Before Pascal and Fermat's discovery of the mathematics of probability in 1654, how did we make reliable predictions? What methods in law, science, commerce, philosophy, and logic helped us to get at the truth in cases where certainty was not attainable? In The Science of Conjecture, James Franklin examines how judges, witch inquisitors, and juries evaluated evidence; scientists weighed reasons for and against scientific theories; and merchants counted shipwrecks to determine insurance rates. Sometimes this type of reasoning avoided numbers entirely, as in the legal standard of "proof beyond a reasonable doubt"; at other times it involved rough numerical estimates, as in gambling odds or the level of risk in chance events.
The Science of Conjecture provides a history of rational methods of dealing with uncertainty. Everyone can take a rough account of risk, Franklin argues, but understanding the principles of probability and using them to improve performance poses serious problems, the solution to which we have only learned over many generations and after much trial and error. This study explores the coming to consciousness of the human understanding of risk.

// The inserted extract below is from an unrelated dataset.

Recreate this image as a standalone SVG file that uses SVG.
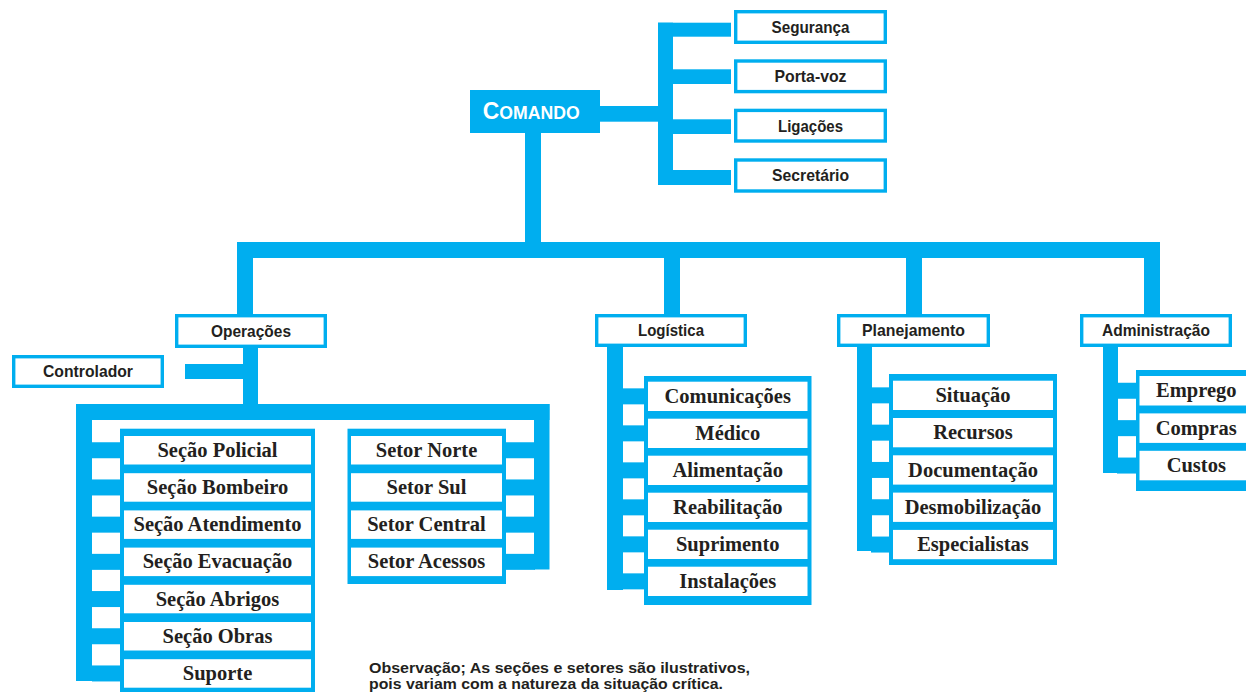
<svg xmlns="http://www.w3.org/2000/svg" width="1246" height="692" viewBox="0 0 1246 692">
<style>
.b{fill:#00aeef}
.box{fill:#fff;stroke:#00aeef;stroke-width:3.4}
.w{fill:#fff}
.s{font-family:"Liberation Sans",Arial,sans-serif;font-weight:700;font-size:16.5px;fill:#231f20;text-anchor:middle}
.r{font-family:"Liberation Serif","Times New Roman",serif;font-weight:700;font-size:20.5px;fill:#231f20;text-anchor:middle}
.c{font-family:"Liberation Sans",Arial,sans-serif;font-weight:700;fill:#fff}
.n{font-family:"Liberation Sans",Arial,sans-serif;font-weight:700;font-size:15.5px;fill:#231f20}
</style>
<rect width="1246" height="692" fill="#fff"/>
<g id="connectors" class="b">
  <rect x="525" y="132" width="16" height="126"/>
  <rect x="237" y="242" width="923" height="16"/>
  <rect x="237" y="242" width="16" height="74"/>
  <rect x="664" y="242" width="16" height="74"/>
  <rect x="906" y="242" width="16" height="74"/>
  <rect x="1144" y="242" width="16" height="74"/>
  <rect x="600" y="106" width="73" height="15.7"/>
  <rect x="658" y="22.7" width="15" height="162.3"/>
  <rect x="658" y="22.7" width="73" height="14"/>
  <rect x="658" y="69.3" width="73" height="14.7"/>
  <rect x="658" y="119.3" width="73" height="14.7"/>
  <rect x="658" y="170" width="73" height="15"/>
  <rect x="243" y="346" width="15" height="60"/>
  <rect x="185" y="364" width="60" height="15"/>
  <rect x="76" y="404" width="473.5" height="16"/>
  <rect x="76" y="404" width="16" height="277"/>
  <rect x="534" y="404" width="15.5" height="165.5"/>
  <rect x="92" y="442.25" width="30" height="16"/>
  <rect x="92" y="479.45" width="30" height="16"/>
  <rect x="92" y="516.65" width="30" height="16"/>
  <rect x="92" y="553.85" width="30" height="16"/>
  <rect x="92" y="591.05" width="30" height="16"/>
  <rect x="92" y="628.25" width="30" height="16"/>
  <rect x="92" y="665.45" width="30" height="16"/>
  <rect x="504" y="442.25" width="31" height="16"/>
  <rect x="504" y="479.45" width="31" height="16"/>
  <rect x="504" y="516.65" width="31" height="16"/>
  <rect x="504" y="553.85" width="31" height="16"/>
  <rect x="607" y="346" width="16" height="244"/>
  <rect x="622" y="388.35" width="24" height="16"/>
  <rect x="622" y="425.35" width="24" height="16"/>
  <rect x="622" y="462.35" width="24" height="16"/>
  <rect x="622" y="499.35" width="24" height="16"/>
  <rect x="622" y="536.35" width="24" height="16"/>
  <rect x="622" y="573.35" width="24" height="16"/>
  <rect x="857" y="346" width="15" height="205"/>
  <rect x="871" y="387.35" width="20" height="16"/>
  <rect x="871" y="424.65" width="20" height="16"/>
  <rect x="871" y="461.95" width="20" height="16"/>
  <rect x="871" y="499.25" width="20" height="16"/>
  <rect x="871" y="536.55" width="20" height="16"/>
  <rect x="1103" y="346" width="15" height="127"/>
  <rect x="1117" y="382.75" width="21" height="16"/>
  <rect x="1117" y="420.15" width="21" height="16"/>
  <rect x="1117" y="457.55" width="21" height="16"/>
</g>
<g id="comando">
  <rect class="b" x="470" y="90" width="130" height="43"/>
  <text class="c" x="531.3" y="119.3" text-anchor="middle" textLength="97" lengthAdjust="spacingAndGlyphs"><tspan font-size="24">C</tspan><tspan font-size="18.5">OMANDO</tspan></text>
</g>
<g id="seguranca"><rect class="box" x="735.7" y="11.7" width="149.6" height="30.6"/><text class="s" x="810.5" y="32.8" textLength="78" lengthAdjust="spacingAndGlyphs">Segurança</text></g>
<g id="porta-voz"><rect class="box" x="735.7" y="61" width="149.6" height="30.6"/><text class="s" x="810.5" y="82.1" textLength="72" lengthAdjust="spacingAndGlyphs">Porta-voz</text></g>
<g id="ligacoes"><rect class="box" x="735.7" y="110.4" width="149.6" height="30.6"/><text class="s" x="810.5" y="131.5" textLength="65" lengthAdjust="spacingAndGlyphs">Ligações</text></g>
<g id="secretario"><rect class="box" x="735.7" y="160" width="149.6" height="31"/><text class="s" x="810.5" y="181.3" textLength="77" lengthAdjust="spacingAndGlyphs">Secretário</text></g>
<g id="operacoes"><rect class="box" x="176.7" y="315.7" width="148.6" height="30.6"/><text class="s" x="251" y="336.8" textLength="80" lengthAdjust="spacingAndGlyphs">Operações</text></g>
<g id="logistica"><rect class="box" x="596.7" y="315.7" width="148.6" height="29.6"/><text class="s" x="671" y="336.3" textLength="66" lengthAdjust="spacingAndGlyphs">Logística</text></g>
<g id="planejamento"><rect class="box" x="838.7" y="315.7" width="149.6" height="29.6"/><text class="s" x="913.5" y="336.3" textLength="103" lengthAdjust="spacingAndGlyphs">Planejamento</text></g>
<g id="administracao"><rect class="box" x="1081.7" y="315.7" width="148.6" height="29.6"/><text class="s" x="1156" y="336.3" textLength="108" lengthAdjust="spacingAndGlyphs">Administração</text></g>
<g id="controlador"><rect class="box" x="13.7" y="356.7" width="148.6" height="29.6"/><text class="s" x="88" y="377.3" textLength="90" lengthAdjust="spacingAndGlyphs">Controlador</text></g>
<g id="secoes">
  <rect class="b" x="120" y="428.7" width="195" height="268"/>
  <g id="secao-policial"><rect class="w" x="124" y="436" width="187" height="28.5"/><text class="r" x="217.5" y="456.85">Seção Policial</text></g>
  <g id="secao-bombeiro"><rect class="w" x="124" y="473.2" width="187" height="28.5"/><text class="r" x="217.5" y="494.05">Seção Bombeiro</text></g>
  <g id="secao-atendimento"><rect class="w" x="124" y="510.4" width="187" height="28.5"/><text class="r" x="217.5" y="531.25">Seção Atendimento</text></g>
  <g id="secao-evacuacao"><rect class="w" x="124" y="547.6" width="187" height="28.5"/><text class="r" x="217.5" y="568.45">Seção Evacuação</text></g>
  <g id="secao-abrigos"><rect class="w" x="124" y="584.8" width="187" height="28.5"/><text class="r" x="217.5" y="605.65">Seção Abrigos</text></g>
  <g id="secao-obras"><rect class="w" x="124" y="622" width="187" height="28.5"/><text class="r" x="217.5" y="642.85">Seção Obras</text></g>
  <g id="suporte"><rect class="w" x="124" y="659.2" width="187" height="28.5"/><text class="r" x="217.5" y="680.05">Suporte</text></g>
</g>
<g id="setores">
  <rect class="b" x="347.5" y="428.7" width="158.5" height="155.3"/>
  <g id="setor-norte"><rect class="w" x="351" y="436" width="151" height="28.5"/><text class="r" x="426.5" y="456.85">Setor Norte</text></g>
  <g id="setor-sul"><rect class="w" x="351" y="473.2" width="151" height="28.5"/><text class="r" x="426.5" y="494.05">Setor Sul</text></g>
  <g id="setor-central"><rect class="w" x="351" y="510.4" width="151" height="28.5"/><text class="r" x="426.5" y="531.25">Setor Central</text></g>
  <g id="setor-acessos"><rect class="w" x="351" y="547.6" width="151" height="28.5"/><text class="r" x="426.5" y="568.45">Setor Acessos</text></g>
</g>
<g id="logistica-itens">
  <rect class="b" x="644" y="376" width="167.5" height="229"/>
  <g id="comunicacoes"><rect class="w" x="648" y="381.7" width="159.5" height="29.3"/><text class="r" x="727.75" y="402.95">Comunicações</text></g>
  <g id="medico"><rect class="w" x="648" y="418.7" width="159.5" height="29.3"/><text class="r" x="727.75" y="439.95">Médico</text></g>
  <g id="alimentacao"><rect class="w" x="648" y="455.7" width="159.5" height="29.3"/><text class="r" x="727.75" y="476.95">Alimentação</text></g>
  <g id="reabilitacao"><rect class="w" x="648" y="492.7" width="159.5" height="29.3"/><text class="r" x="727.75" y="513.95">Reabilitação</text></g>
  <g id="suprimento"><rect class="w" x="648" y="529.7" width="159.5" height="29.3"/><text class="r" x="727.75" y="550.95">Suprimento</text></g>
  <g id="instalacoes"><rect class="w" x="648" y="566.7" width="159.5" height="29.3"/><text class="r" x="727.75" y="587.95">Instalações</text></g>
</g>
<g id="planejamento-itens">
  <rect class="b" x="889" y="374" width="168" height="191"/>
  <g id="situacao"><rect class="w" x="893" y="380.7" width="160" height="29.3"/><text class="r" x="973" y="401.95">Situação</text></g>
  <g id="recursos"><rect class="w" x="893" y="418" width="160" height="29.3"/><text class="r" x="973" y="439.25">Recursos</text></g>
  <g id="documentacao"><rect class="w" x="893" y="455.3" width="160" height="29.3"/><text class="r" x="973" y="476.55">Documentação</text></g>
  <g id="desmobilizacao"><rect class="w" x="893" y="492.6" width="160" height="29.3"/><text class="r" x="973" y="513.85">Desmobilização</text></g>
  <g id="especialistas"><rect class="w" x="893" y="529.9" width="160" height="29.3"/><text class="r" x="973" y="551.15">Especialistas</text></g>
</g>
<g id="administracao-itens">
  <rect class="b" x="1136" y="370" width="124" height="121"/>
  <g id="emprego"><rect class="w" x="1139.5" y="376" width="113.5" height="29.5"/><text class="r" x="1196.25" y="397.35">Emprego</text></g>
  <g id="compras"><rect class="w" x="1139.5" y="413.4" width="113.5" height="29.5"/><text class="r" x="1196.25" y="434.75">Compras</text></g>
  <g id="custos"><rect class="w" x="1139.5" y="450.8" width="113.5" height="29.5"/><text class="r" x="1196.25" y="472.15">Custos</text></g>
</g>
<g id="observacao">
  <text class="n" x="369" y="672.5" textLength="381" lengthAdjust="spacingAndGlyphs">Observação; As seções e setores são ilustrativos,</text>
  <text class="n" x="369" y="689" textLength="354" lengthAdjust="spacingAndGlyphs">pois variam com a natureza da situação crítica.</text>
</g>
</svg>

"Remarkable . . . Mr. Franklin writes clearly and exhibits a wry wit. But he also ranges knowledgeably across many disciplines and over many centuries . . . Perhaps the best reason to read this book . . . is its contemporary relevance . . . The lessons he discusses have pertinence to an age like ours, which has witnessed 'a gradual waning of faith in the objectivity of the relation of uncertain evidence to conclusion.'."—Roger Kimball, Wall Street Journal
"Franklin's style is clear and fluent, with an occasional sly Gibbonian aside to make the reader chuckle."—John Derbyshire, New Criterion
"The Science of Conjecture opens an old chest of human attempts to draw order from havoc and wipes clean the rust from some cast-off classical tools that can now be reused to help build a framework for the unpredictable future."—Jane Hawkins, Science
"Franklin gives a magisterial acount of matters as diverse as the Talmud, Justinian's Digest, torture, witch hunts, Tudor treason trials, ancient and medieval astronomy and physics, humanist historiography, scholastic philosophy, speculations in public debt, and 17th century mathematics. His treatment of medieval law . . . is among the best I have ever read."—James Gordley, International Journal of Evidence and Proof
"This is the intellectual book of the year, and it ought to become one of the great classics of intellectual history."—Scott Campbell, Interdisciplinary Science Reviews
"The Science of Conjecture is a masterly work, beautifully written, and based on encyclopaedic research . . . It is simply a tour de force that is unlikely to be surpassed for many a year."—Barry Miller, The Thomist
"Statistics teachers who like to sprinkle a little history and philophy into their classes will find much here to delight and challenge them . . . This is a serious and scholarly work that I expect often will inform my teaching."—Richard J. Cleary, Journal of the American Statistical Association
"[This book has given me] sheer enjoyment in its density of strange information, in the wit and clarity if its writing, and in the vigour of its argumentation. I recommend it unreservedly to all interested in its subject."—Oliver Mayo, Australian and New Zealand Journal of Statistics
"Franklin's book is magnificent . . . Think of [it] as a non-fiction equivalent of Tolstoy's War and Peace."—Peter Tillers, The Jurist
"An admirably accessible study written in a crisp prose. It presents the reader with anarching historical perspective throughout many a century of human action."—Giora Hon, Centaurus
"The strength of The Science of Conjecture lies in its panoramic exposition of developments across the centuries and across intellectual disciplines and human endeavors. It is, as one reviewer wrote, 'a magesterial account of matters as diverse as the Talmud, Justinian's Digest, torture, witch hunts, Tudor treason trials, ancient and medieval astronomy and physics, humanist histriography, scholastic philosophy, speculations in public debt, and 17th century mathematics.'"—D. H. Kaye, Law and History Review
"The Science of Conjecture is an extraordinary work, a clearly written history of the ideas of evidence and of uncertainty before Pascal. Franklin has mastered a vast literature over thousands of years, bringing it together in scholarly fashion, fully annotated."—Stephen Stigler, University of Chicago, author of The History of Statistics: The Measurement of Uncertainty before 1900
James Franklin is a senior lecturer in mathematics at the University of New South Wales.